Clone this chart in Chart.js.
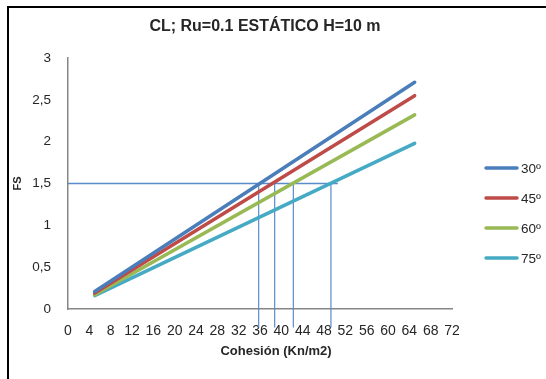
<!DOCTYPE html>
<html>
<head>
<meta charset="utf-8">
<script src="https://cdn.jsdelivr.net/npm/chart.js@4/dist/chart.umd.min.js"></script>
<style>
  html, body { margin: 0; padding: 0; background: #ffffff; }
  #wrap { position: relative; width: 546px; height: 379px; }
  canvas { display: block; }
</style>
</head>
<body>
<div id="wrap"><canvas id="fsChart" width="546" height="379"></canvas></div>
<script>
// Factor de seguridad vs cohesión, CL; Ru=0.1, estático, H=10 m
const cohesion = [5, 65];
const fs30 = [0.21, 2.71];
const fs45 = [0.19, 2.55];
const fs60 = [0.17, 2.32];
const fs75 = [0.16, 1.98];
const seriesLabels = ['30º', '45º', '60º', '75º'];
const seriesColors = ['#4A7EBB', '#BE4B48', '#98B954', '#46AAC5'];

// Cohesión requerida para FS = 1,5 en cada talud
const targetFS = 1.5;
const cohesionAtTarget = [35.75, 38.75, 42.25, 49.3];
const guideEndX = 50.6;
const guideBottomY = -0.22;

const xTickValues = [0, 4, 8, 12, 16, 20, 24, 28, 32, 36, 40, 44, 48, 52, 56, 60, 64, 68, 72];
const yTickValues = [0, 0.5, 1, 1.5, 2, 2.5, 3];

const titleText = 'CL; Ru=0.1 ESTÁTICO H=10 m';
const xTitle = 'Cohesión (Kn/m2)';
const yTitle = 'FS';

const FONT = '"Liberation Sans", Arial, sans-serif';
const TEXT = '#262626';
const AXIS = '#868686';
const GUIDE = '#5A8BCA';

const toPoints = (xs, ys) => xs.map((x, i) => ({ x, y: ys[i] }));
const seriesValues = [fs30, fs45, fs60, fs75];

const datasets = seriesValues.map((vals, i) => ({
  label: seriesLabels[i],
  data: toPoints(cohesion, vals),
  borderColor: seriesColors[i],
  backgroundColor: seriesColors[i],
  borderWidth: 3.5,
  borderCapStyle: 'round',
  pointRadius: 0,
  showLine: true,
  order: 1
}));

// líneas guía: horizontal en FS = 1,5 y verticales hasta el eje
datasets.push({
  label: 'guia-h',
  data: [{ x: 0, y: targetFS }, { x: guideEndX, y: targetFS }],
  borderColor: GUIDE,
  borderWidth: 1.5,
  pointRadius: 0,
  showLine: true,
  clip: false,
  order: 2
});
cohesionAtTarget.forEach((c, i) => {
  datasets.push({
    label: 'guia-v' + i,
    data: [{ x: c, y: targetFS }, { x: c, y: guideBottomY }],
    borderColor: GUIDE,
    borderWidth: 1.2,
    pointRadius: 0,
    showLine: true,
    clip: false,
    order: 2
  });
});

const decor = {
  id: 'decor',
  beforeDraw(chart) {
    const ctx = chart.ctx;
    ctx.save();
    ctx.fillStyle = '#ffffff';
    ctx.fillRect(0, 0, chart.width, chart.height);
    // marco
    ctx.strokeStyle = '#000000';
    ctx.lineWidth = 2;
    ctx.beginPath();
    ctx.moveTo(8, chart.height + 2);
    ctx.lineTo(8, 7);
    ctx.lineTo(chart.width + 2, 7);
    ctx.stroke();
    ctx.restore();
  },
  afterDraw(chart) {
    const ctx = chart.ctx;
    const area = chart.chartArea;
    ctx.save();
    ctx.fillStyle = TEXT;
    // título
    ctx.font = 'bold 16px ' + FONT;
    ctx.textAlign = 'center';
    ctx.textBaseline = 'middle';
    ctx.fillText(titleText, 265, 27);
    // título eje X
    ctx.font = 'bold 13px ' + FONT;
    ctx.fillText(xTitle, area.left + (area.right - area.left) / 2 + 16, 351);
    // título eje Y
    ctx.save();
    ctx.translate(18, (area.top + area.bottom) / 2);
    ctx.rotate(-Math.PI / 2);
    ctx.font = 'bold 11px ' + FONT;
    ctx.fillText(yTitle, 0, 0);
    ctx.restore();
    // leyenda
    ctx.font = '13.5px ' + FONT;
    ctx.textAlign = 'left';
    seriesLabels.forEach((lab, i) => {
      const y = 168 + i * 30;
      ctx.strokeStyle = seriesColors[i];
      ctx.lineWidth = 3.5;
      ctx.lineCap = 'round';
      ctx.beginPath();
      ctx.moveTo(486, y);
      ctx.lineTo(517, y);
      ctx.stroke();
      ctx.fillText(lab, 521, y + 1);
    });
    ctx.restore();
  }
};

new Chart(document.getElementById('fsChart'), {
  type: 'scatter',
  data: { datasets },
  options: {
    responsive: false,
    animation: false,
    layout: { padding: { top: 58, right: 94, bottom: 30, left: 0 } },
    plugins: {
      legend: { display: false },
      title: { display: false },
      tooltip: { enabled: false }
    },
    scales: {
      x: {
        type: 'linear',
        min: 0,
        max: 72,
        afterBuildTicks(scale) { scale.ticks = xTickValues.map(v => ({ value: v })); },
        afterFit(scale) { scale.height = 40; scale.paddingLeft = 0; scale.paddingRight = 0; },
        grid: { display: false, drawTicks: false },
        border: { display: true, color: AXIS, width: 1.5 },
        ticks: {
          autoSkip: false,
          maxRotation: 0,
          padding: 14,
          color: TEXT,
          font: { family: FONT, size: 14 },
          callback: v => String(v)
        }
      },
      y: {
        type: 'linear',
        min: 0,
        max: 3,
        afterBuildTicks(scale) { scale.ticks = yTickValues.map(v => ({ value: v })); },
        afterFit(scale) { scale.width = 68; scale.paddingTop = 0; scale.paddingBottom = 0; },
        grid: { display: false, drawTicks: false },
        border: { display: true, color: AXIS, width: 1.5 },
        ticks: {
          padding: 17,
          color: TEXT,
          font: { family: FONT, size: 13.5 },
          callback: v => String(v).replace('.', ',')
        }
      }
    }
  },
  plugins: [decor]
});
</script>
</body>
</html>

Aim | Repeat the material above verbatim, with no pictures in the output.

Response for this exercise |
Clone this chart in Chart.js.
<!DOCTYPE html>
<html>
<head>
<meta charset="utf-8">
<script src="https://cdn.jsdelivr.net/npm/chart.js@4/dist/chart.umd.min.js"></script>
<style>
  html, body { margin: 0; padding: 0; background: #ffffff; }
  #wrap { position: relative; width: 546px; height: 379px; }
  canvas { display: block; }
</style>
</head>
<body>
<div id="wrap"><canvas id="fsChart" width="546" height="379"></canvas></div>
<script>
// Factor de seguridad vs cohesión, CL; Ru=0.1, estático, H=10 m
const cohesion = [5, 65];
const fs30 = [0.21, 2.71];
const fs45 = [0.19, 2.55];
const fs60 = [0.17, 2.32];
const fs75 = [0.16, 1.98];
const seriesLabels = ['30º', '45º', '60º', '75º'];
const seriesColors = ['#4A7EBB', '#BE4B48', '#98B954', '#46AAC5'];

// Cohesión requerida para FS = 1,5 en cada talud
const targetFS = 1.5;
const cohesionAtTarget = [35.75, 38.75, 42.25, 49.3];
const guideEndX = 50.6;
const guideBottomY = -0.22;

const xTickValues = [0, 4, 8, 12, 16, 20, 24, 28, 32, 36, 40, 44, 48, 52, 56, 60, 64, 68, 72];
const yTickValues = [0, 0.5, 1, 1.5, 2, 2.5, 3];

const titleText = 'CL; Ru=0.1 ESTÁTICO H=10 m';
const xTitle = 'Cohesión (Kn/m2)';
const yTitle = 'FS';

const FONT = '"Liberation Sans", Arial, sans-serif';
const TEXT = '#262626';
const AXIS = '#868686';
const GUIDE = '#5A8BCA';

const toPoints = (xs, ys) => xs.map((x, i) => ({ x, y: ys[i] }));
const seriesValues = [fs30, fs45, fs60, fs75];

const datasets = seriesValues.map((vals, i) => ({
  label: seriesLabels[i],
  data: toPoints(cohesion, vals),
  borderColor: seriesColors[i],
  backgroundColor: seriesColors[i],
  borderWidth: 3.5,
  borderCapStyle: 'round',
  pointRadius: 0,
  showLine: true,
  order: 1
}));

// líneas guía: horizontal en FS = 1,5 y verticales hasta el eje
datasets.push({
  label: 'guia-h',
  data: [{ x: 0, y: targetFS }, { x: guideEndX, y: targetFS }],
  borderColor: GUIDE,
  borderWidth: 1.5,
  pointRadius: 0,
  showLine: true,
  clip: false,
  order: 2
});
cohesionAtTarget.forEach((c, i) => {
  datasets.push({
    label: 'guia-v' + i,
    data: [{ x: c, y: targetFS }, { x: c, y: guideBottomY }],
    borderColor: GUIDE,
    borderWidth: 1.2,
    pointRadius: 0,
    showLine: true,
    clip: false,
    order: 2
  });
});

const decor = {
  id: 'decor',
  beforeDraw(chart) {
    const ctx = chart.ctx;
    ctx.save();
    ctx.fillStyle = '#ffffff';
    ctx.fillRect(0, 0, chart.width, chart.height);
    // marco
    ctx.strokeStyle = '#000000';
    ctx.lineWidth = 2;
    ctx.beginPath();
    ctx.moveTo(8, chart.height + 2);
    ctx.lineTo(8, 7);
    ctx.lineTo(chart.width + 2, 7);
    ctx.stroke();
    ctx.restore();
  },
  afterDraw(chart) {
    const ctx = chart.ctx;
    const area = chart.chartArea;
    ctx.save();
    ctx.fillStyle = TEXT;
    // título
    ctx.font = 'bold 16px ' + FONT;
    ctx.textAlign = 'center';
    ctx.textBaseline = 'middle';
    ctx.fillText(titleText, 265, 27);
    // título eje X
    ctx.font = 'bold 13px ' + FONT;
    ctx.fillText(xTitle, area.left + (area.right - area.left) / 2 + 16, 351);
    // título eje Y
    ctx.save();
    ctx.translate(18, (area.top + area.bottom) / 2);
    ctx.rotate(-Math.PI / 2);
    ctx.font = 'bold 11px ' + FONT;
    ctx.fillText(yTitle, 0, 0);
    ctx.restore();
    // leyenda
    ctx.font = '13.5px ' + FONT;
    ctx.textAlign = 'left';
    seriesLabels.forEach((lab, i) => {
      const y = 168 + i * 30;
      ctx.strokeStyle = seriesColors[i];
      ctx.lineWidth = 3.5;
      ctx.lineCap = 'round';
      ctx.beginPath();
      ctx.moveTo(486, y);
      ctx.lineTo(517, y);
      ctx.stroke();
      ctx.fillText(lab, 521, y + 1);
    });
    ctx.restore();
  }
};

new Chart(document.getElementById('fsChart'), {
  type: 'scatter',
  data: { datasets },
  options: {
    responsive: false,
    animation: false,
    layout: { padding: { top: 58, right: 94, bottom: 30, left: 0 } },
    plugins: {
      legend: { display: false },
      title: { display: false },
      tooltip: { enabled: false }
    },
    scales: {
      x: {
        type: 'linear',
        min: 0,
        max: 72,
        afterBuildTicks(scale) { scale.ticks = xTickValues.map(v => ({ value: v })); },
        afterFit(scale) { scale.height = 40; scale.paddingLeft = 0; scale.paddingRight = 0; },
        grid: { display: false, drawTicks: false },
        border: { display: true, color: AXIS, width: 1.5 },
        ticks: {
          autoSkip: false,
          maxRotation: 0,
          padding: 14,
          color: TEXT,
          font: { family: FONT, size: 14 },
          callback: v => String(v)
        }
      },
      y: {
        type: 'linear',
        min: 0,
        max: 3,
        afterBuildTicks(scale) { scale.ticks = yTickValues.map(v => ({ value: v })); },
        afterFit(scale) { scale.width = 68; scale.paddingTop = 0; scale.paddingBottom = 0; },
        grid: { display: false, drawTicks: false },
        border: { display: true, color: AXIS, width: 1.5 },
        ticks: {
          padding: 17,
          color: TEXT,
          font: { family: FONT, size: 13.5 },
          callback: v => String(v).replace('.', ',')
        }
      }
    }
  },
  plugins: [decor]
});
</script>
</body>
</html>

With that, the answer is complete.